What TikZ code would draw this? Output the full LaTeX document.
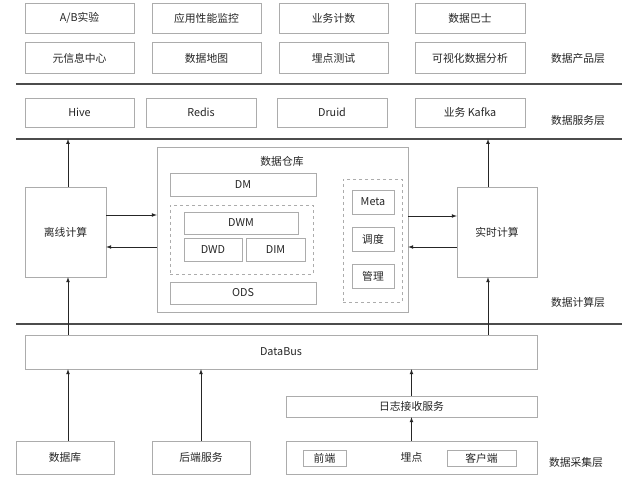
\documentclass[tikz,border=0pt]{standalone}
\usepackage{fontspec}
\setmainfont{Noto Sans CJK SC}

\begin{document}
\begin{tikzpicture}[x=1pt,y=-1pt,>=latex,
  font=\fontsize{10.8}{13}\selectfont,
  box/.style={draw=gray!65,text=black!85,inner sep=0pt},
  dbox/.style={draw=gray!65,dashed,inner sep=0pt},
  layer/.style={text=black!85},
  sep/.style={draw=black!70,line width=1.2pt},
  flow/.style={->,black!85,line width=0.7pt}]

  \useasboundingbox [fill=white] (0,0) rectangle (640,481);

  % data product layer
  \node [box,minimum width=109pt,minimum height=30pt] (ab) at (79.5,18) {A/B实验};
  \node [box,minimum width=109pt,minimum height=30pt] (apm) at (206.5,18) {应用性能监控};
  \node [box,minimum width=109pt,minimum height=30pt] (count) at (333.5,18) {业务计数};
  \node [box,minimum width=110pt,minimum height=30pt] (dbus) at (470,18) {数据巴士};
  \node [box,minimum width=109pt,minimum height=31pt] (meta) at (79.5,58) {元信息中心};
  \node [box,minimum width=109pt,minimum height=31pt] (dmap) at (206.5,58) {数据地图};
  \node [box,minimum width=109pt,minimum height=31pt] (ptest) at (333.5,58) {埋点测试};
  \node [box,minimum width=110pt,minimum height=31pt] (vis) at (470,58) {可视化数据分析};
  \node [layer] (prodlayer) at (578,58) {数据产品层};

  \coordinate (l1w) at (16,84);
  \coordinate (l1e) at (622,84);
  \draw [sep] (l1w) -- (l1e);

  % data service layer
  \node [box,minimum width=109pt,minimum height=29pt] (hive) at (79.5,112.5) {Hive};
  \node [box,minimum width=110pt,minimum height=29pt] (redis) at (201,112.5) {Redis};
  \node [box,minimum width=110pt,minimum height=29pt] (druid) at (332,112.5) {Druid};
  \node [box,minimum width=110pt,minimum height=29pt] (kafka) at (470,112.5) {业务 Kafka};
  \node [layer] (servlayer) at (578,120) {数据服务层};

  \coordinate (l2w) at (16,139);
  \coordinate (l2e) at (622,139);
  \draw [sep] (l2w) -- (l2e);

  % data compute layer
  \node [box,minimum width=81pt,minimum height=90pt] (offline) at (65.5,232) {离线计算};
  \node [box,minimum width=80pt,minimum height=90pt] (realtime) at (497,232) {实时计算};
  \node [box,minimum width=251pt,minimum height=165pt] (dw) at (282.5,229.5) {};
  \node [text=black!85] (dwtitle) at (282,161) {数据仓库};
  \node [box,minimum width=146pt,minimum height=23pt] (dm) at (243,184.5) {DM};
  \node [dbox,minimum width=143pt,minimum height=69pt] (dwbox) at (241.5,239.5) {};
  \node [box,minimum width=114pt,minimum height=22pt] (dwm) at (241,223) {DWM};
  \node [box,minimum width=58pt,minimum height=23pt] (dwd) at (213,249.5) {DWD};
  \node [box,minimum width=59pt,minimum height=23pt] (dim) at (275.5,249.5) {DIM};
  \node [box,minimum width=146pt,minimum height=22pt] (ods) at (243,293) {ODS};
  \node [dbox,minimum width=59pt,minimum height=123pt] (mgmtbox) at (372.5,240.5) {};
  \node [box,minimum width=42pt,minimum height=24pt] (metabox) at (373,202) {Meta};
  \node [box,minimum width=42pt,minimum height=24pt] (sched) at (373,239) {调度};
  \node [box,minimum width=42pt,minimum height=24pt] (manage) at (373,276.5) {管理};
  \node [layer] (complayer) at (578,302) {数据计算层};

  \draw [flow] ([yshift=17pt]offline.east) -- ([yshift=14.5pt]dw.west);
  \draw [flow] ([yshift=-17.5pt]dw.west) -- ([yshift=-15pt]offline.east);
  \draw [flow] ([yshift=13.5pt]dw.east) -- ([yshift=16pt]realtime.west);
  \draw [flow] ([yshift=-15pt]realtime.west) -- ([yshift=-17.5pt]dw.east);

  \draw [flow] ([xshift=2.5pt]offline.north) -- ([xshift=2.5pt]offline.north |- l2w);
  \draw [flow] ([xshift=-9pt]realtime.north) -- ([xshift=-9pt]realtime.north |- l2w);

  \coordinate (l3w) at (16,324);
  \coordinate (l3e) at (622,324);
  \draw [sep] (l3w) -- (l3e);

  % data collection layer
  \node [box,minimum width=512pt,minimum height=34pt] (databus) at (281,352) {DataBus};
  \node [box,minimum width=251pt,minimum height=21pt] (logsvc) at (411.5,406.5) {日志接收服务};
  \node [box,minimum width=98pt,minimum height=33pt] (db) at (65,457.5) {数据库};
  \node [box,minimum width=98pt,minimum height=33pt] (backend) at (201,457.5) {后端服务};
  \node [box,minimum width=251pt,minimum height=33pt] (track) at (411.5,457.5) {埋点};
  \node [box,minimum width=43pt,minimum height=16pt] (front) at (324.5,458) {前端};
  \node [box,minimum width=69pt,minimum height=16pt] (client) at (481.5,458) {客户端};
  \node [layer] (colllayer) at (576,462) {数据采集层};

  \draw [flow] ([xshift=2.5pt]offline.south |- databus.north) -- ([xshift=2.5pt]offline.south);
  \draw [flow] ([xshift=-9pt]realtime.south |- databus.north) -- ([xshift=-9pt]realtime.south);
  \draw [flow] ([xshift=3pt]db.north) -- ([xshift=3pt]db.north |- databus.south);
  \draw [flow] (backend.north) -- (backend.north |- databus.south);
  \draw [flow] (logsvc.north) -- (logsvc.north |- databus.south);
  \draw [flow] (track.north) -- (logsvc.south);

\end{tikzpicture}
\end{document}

____________

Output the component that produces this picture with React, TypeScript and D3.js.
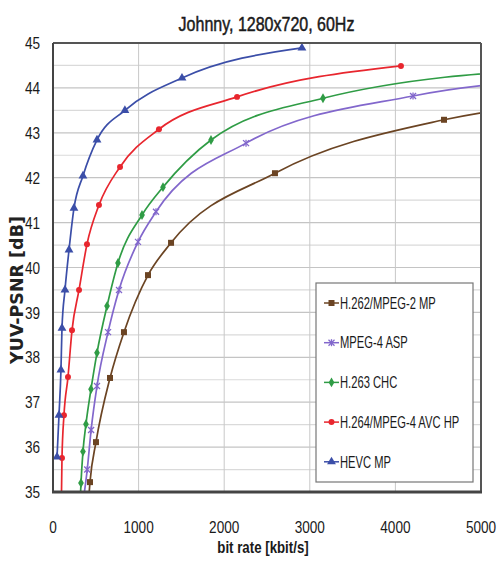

____________

EXERCISE: In the listing above, find the line with "What TikZ code" and the line with "(l2w) -- (l2e);". Copy exactly those two and every line between, without the pictures.

REPLY:
What TikZ code would draw this? Output the full LaTeX document.
\documentclass[tikz,border=0pt]{standalone}
\usepackage{fontspec}
\setmainfont{Noto Sans CJK SC}

\begin{document}
\begin{tikzpicture}[x=1pt,y=-1pt,>=latex,
  font=\fontsize{10.8}{13}\selectfont,
  box/.style={draw=gray!65,text=black!85,inner sep=0pt},
  dbox/.style={draw=gray!65,dashed,inner sep=0pt},
  layer/.style={text=black!85},
  sep/.style={draw=black!70,line width=1.2pt},
  flow/.style={->,black!85,line width=0.7pt}]

  \useasboundingbox [fill=white] (0,0) rectangle (640,481);

  % data product layer
  \node [box,minimum width=109pt,minimum height=30pt] (ab) at (79.5,18) {A/B实验};
  \node [box,minimum width=109pt,minimum height=30pt] (apm) at (206.5,18) {应用性能监控};
  \node [box,minimum width=109pt,minimum height=30pt] (count) at (333.5,18) {业务计数};
  \node [box,minimum width=110pt,minimum height=30pt] (dbus) at (470,18) {数据巴士};
  \node [box,minimum width=109pt,minimum height=31pt] (meta) at (79.5,58) {元信息中心};
  \node [box,minimum width=109pt,minimum height=31pt] (dmap) at (206.5,58) {数据地图};
  \node [box,minimum width=109pt,minimum height=31pt] (ptest) at (333.5,58) {埋点测试};
  \node [box,minimum width=110pt,minimum height=31pt] (vis) at (470,58) {可视化数据分析};
  \node [layer] (prodlayer) at (578,58) {数据产品层};

  \coordinate (l1w) at (16,84);
  \coordinate (l1e) at (622,84);
  \draw [sep] (l1w) -- (l1e);

  % data service layer
  \node [box,minimum width=109pt,minimum height=29pt] (hive) at (79.5,112.5) {Hive};
  \node [box,minimum width=110pt,minimum height=29pt] (redis) at (201,112.5) {Redis};
  \node [box,minimum width=110pt,minimum height=29pt] (druid) at (332,112.5) {Druid};
  \node [box,minimum width=110pt,minimum height=29pt] (kafka) at (470,112.5) {业务 Kafka};
  \node [layer] (servlayer) at (578,120) {数据服务层};

  \coordinate (l2w) at (16,139);
  \coordinate (l2e) at (622,139);
  \draw [sep] (l2w) -- (l2e);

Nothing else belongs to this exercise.